Saving our History
In the corner stands an ancient corner hutch. Made of pine and covered with the patina of age, I rescued this dubious treasure from a crumbling wreck of what was once a proud pioneer home.
In the hutch, a small triangular shelf holds what passes for my collection of kitchen recipes, hints and manuals. Regardless of the wide variety of small recipe collections that I insist on toting home from every 4-H display, church potluck and Firehouse feed, I faithfully return to the one and only Betty Crocker cookbook, which evokes with every meal, fond memories of my formative years.
Next to the Betty Crocker is a battered and ragged spiral photo album. Gracing it’s cover is an expectant gray kitten posing prettily in a psychadelic display of flowers, ala 1972. Cleverly disguised by this charming sight, is a collection of recipes, meticulously clipped from The Daily Interlake over the course of many years. As far as I can remember, we never sampled any of these apparently alluring concoctions. However, it is reassuring to realize that my penchant for collecting recipes I will never actually prepare, is genetic, rather than some as yet un-named psychological condition for which I’ll require numerous sessions with a professional who specializes in recovery from “an addiction to useless collections”.
These sentimental memories never fail to invoke a strong desire to preserve my past. But not just the memories themselves - the actual skills that so many earlier generations shared: Carpentry, mechanics, gardening, leather-working, animal husbandry, crafts, home-making skills such as cooking, baking, canning, preserving, and sewing. And, of course, family-building. Teaching your children their heritage, our history, fine arts and math – whatever can help build them into responsible, well-rounded and productive members of society, who won’t discard their elders’ knowledge and experiences, but collect, cherish and use those assets.
According to the National Association of Scholars (NAS) on a recent blog post, “generations of students working their way through the upper reaches of the American educational system may be bypassing the one field of study which for over 200 years had succeeded in establishing two crucial cornerstones of the American legacy: it bonded us together as a nation, instilling in all of us a common heritage, a common body of tradition, and most important of all, a common set of proclaimed values; and it equipped us to exercise the responsibilities of active and responsible citizenship which was and is our only source of leverage in limiting the powers of central government.” This statement resulted from the recent assertion by Fox News that “Of the 29 top-ranked liberal arts colleges, only the United States Air Force Academy, the United States Military Academy, and the United States Naval Academy require a survey course in American history.” The blog post goes on to assert “The bonding experience brought about by the awareness, appreciation and pride that are the positive byproducts of comprehending the implications of American history in all its dimensions is invaluable.
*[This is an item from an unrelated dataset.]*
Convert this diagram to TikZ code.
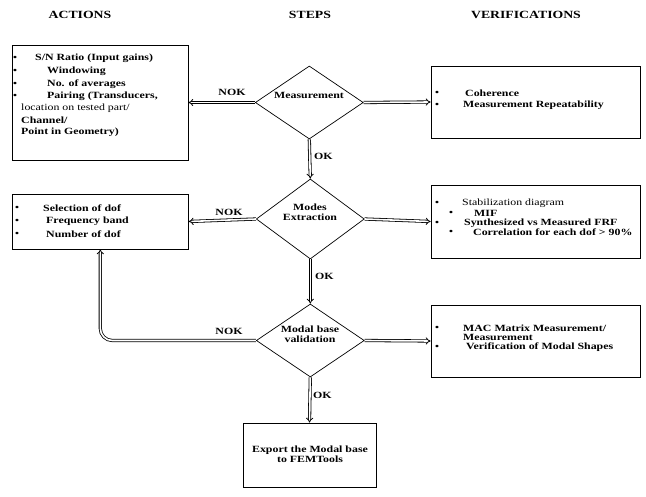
\documentclass[tikz,border=0pt]{standalone}
\usepackage{fontspec}
\setmainfont[FakeStretch=1.25]{Liberation Serif}
\usetikzlibrary{shapes.geometric}
\usetikzlibrary{arrows.meta}

\begin{document}
\begin{tikzpicture}[x=1pt,y=-1pt,font=\fontsize{9.5}{10}\selectfont\bfseries,
  box/.style={draw, line width=0.7pt, rectangle, inner sep=0},
  decision/.style={draw, line width=0.7pt, diamond, inner sep=0, minimum width=108, minimum height=73},
  dbl/.style={double, line width=0.8pt, double distance=1.6pt, -{Implies}},
  ln/.style={anchor=west, inner sep=0},
  reg/.style={anchor=west, inner sep=0, font=\fontsize{9.5}{10}\selectfont\mdseries},
  bul/.style={inner sep=0, font=\fontsize{9}{9}\selectfont\bfseries},
  head/.style={font=\fontsize{11}{12}\selectfont\bfseries}]

\useasboundingbox (0,0) rectangle (646,497);

% column titles
\node [head] (hact) at (80,15) {ACTIONS};
\node [head] (hstp) at (310,15) {STEPS};
\node [head] (hver) at (526,15) {VERIFICATIONS};

% steps
\node [decision] (meas) at (309.3,102.5) {};
\node (tmeas) at (309,95) {Measurement};
\node [decision, minimum height=80] (modes) at (310.3,219) {};
\node [align=center] (tmodes) at (310,212) {Modes\\Extraction};
\node [decision] (valid) at (310.3,340.5) {};
\node [align=center] (tvalid) at (310,334.5) {Modal base\\validation};
\node [box, minimum width=133, minimum height=64] (export) at (309.5,455) {};
\node [align=center] (texp) at (310,454) {Export the Modal base\\to FEMTools};

% actions
\node [box, minimum width=176, minimum height=115] (act1) at (100,102.5) {};
\node [bul] (b11) at (15,58) {\textbullet};
\node [bul] (b12) at (15,71) {\textbullet};
\node [bul] (b13) at (15,84) {\textbullet};
\node [bul] (b14) at (15,96) {\textbullet};
\node [ln] (t11) at (35,58) {S/N Ratio (Input gains)};
\node [ln] (t12) at (47,71) {Windowing};
\node [ln] (t13) at (47,84) {No. of averages};
\node [ln] (t14) at (47,96) {Pairing (Transducers,};
\node [reg] (t15) at (21,108) {location on tested part/};
\node [ln] (t16) at (21,120) {Channel/};
\node [ln] (t17) at (21,132) {Point in Geometry)};

\node [box, minimum width=176, minimum height=55] (act2) at (100.3,221.5) {};
\node [bul] (b21) at (17,208) {\textbullet};
\node [bul] (b22) at (17,221) {\textbullet};
\node [bul] (b23) at (17,234) {\textbullet};
\node [ln] (t21) at (43,208) {Selection of dof};
\node [ln] (t22) at (46,221) {Frequency band};
\node [ln] (t23) at (46,234) {Number of dof};

% verifications
\node [box, minimum width=209, minimum height=72] (ver1) at (535.5,102) {};
\node [bul] (b31) at (437,93) {\textbullet};
\node [bul] (b32) at (437,105) {\textbullet};
\node [ln] (t31) at (465,93) {Coherence};
\node [ln] (t32) at (463,105) {Measurement Repeatability};

\node [box, minimum width=209, minimum height=73] (ver2) at (535.5,221.5) {};
\node [bul] (b41) at (437,203) {\textbullet};
\node [bul] (b42) at (451,213) {\textbullet};
\node [bul] (b43) at (437,223) {\textbullet};
\node [bul] (b44) at (451,232) {\textbullet};
\node [reg] (t41) at (462,203) {Stabilization diagram};
\node [ln] (t42) at (474,213) {MIF};
\node [ln] (t43) at (464,223) {Synthesized vs Measured FRF};
\node [ln] (t44) at (473,232) {Correlation for each dof > 90\%};

\node [box, minimum width=209, minimum height=72] (ver3) at (535.5,341) {};
\node [bul] (b51) at (437,328) {\textbullet};
\node [bul] (b52) at (437,347) {\textbullet};
\node [ln] (t51) at (463,328) {MAC Matrix Measurement/};
\node [ln] (t52) at (463,337.5) {Measurement};
\node [ln] (t53) at (466,347) {Verification of Modal Shapes};

% connectors
\draw [dbl] (meas.west) -- (act1.east);
\draw [dbl] (meas.east) -- (ver1.west);
\draw [dbl] (meas.south) -- (modes.north);
\draw [dbl] (modes.west) -- (act2.east);
\draw [dbl] (modes.east) -- (ver2.west);
\draw [dbl] (modes.south) -- (valid.north);
\draw [dbl] (valid.east) -- (ver3.west);
\draw [dbl] (valid.south) -- (export.north);
\coordinate (back) at (100.3,340.5);
\draw [dbl, rounded corners=12] (valid.west) -- (back) -- (act2.south);

% labels
\node (nok1) at (232,92) {NOK};
\node (nok2) at (229,212) {NOK};
\node (nok3) at (229,331) {NOK};
\node [ln] (ok1) at (314,156) {OK};
\node [ln] (ok2) at (315,276) {OK};
\node [ln] (ok3) at (313,395) {OK};

\end{tikzpicture}
\end{document}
History, learned and remembered through the skills, knowledge and community - THAT is what a western girl is all about. Not relying on others to solve problems, but wanting to learn as many skills as she can to solve any issues herself. Adding to that, she seeks out and then shares, knowledge in its many forms: history, how-to & why; When and what’s best; Who did what… And, she recognized the value of diversity – it’s essentialness to a strong and interesting community.
So, welcome to the site that we hope will be a repository for all things western, historical and cherished. Please share your knowledge, questions and comments – we can all learn from each other and work together to strengthen and preserve our national culture and heritage.